Some brokerage firms offer the option to invest in fractional shares, allowing investors to buy a portion of a single share of stock. Fractional shares allow you to invest in popular and high-priced stocks without purchasing a whole share.
FAQs
As beginners embark on their journey into stock market investing, they often have several questions about the process. Let’s take a minute to address some frequently asked questions to provide clarity and understanding.
How do beginners buy stocks?
Buying stocks typically involves opening a brokerage account with an online or a traditional brokerage. Once the account is set up, investors can research and select the stocks they want to purchase. They can place orders through their brokerage account, specifying the number of shares and the type of order they wish to execute. Beginners must conduct thorough research, understand the risks involved and make informed decisions when buying stocks.
How do I buy stocks on my own?
Buying stocks on your own involves independently researching, selecting and purchasing stocks without the assistance of a financial advisor or broker. To buy stocks on your own, you can open a brokerage account online, research potential stocks and place orders through the brokerage platform. It requires self-directed decision-making, staying informed about market trends, and proactively managing your investments.
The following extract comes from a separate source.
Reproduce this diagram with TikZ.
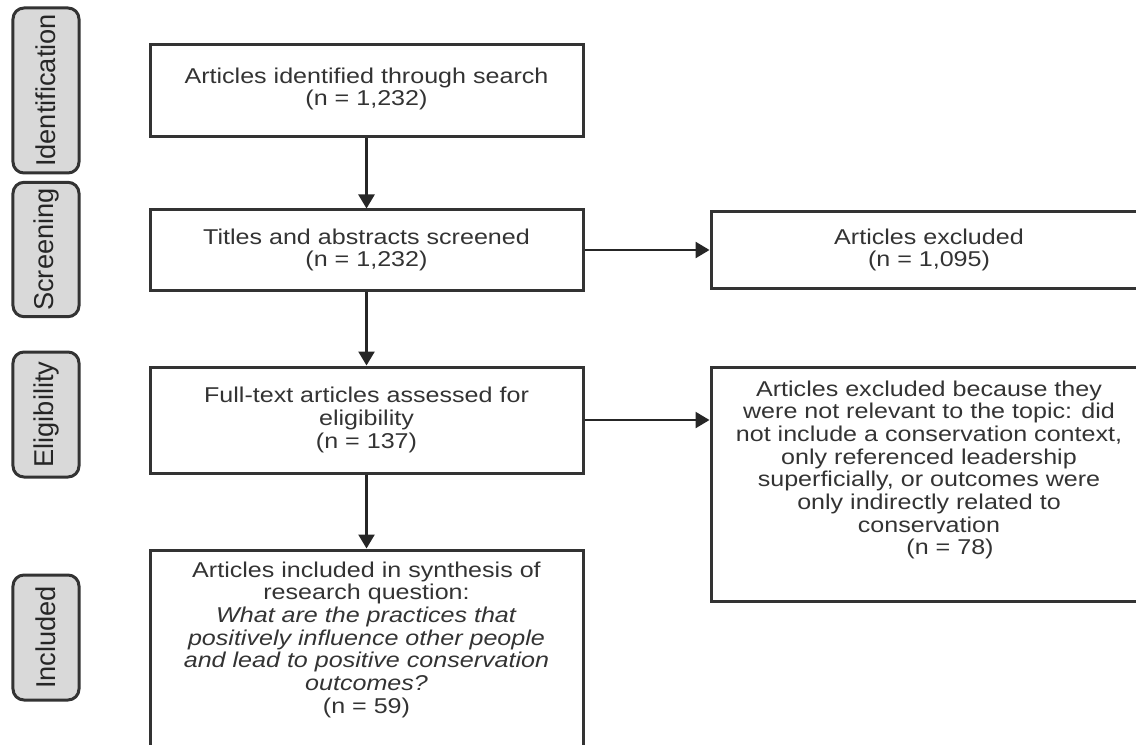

Can I buy stocks with $100?
Yes, buying stocks with as little as $100 is possible. Some brokerage firms offer the option to invest in fractional shares, allowing investors to buy a portion of a single share of stock. This enables individuals with smaller amounts of capital to participate in the stock market and build a diversified portfolio even with limited funds. Fractional shares provide an opportunity to invest in popular and high-priced stocks without purchasing a whole share.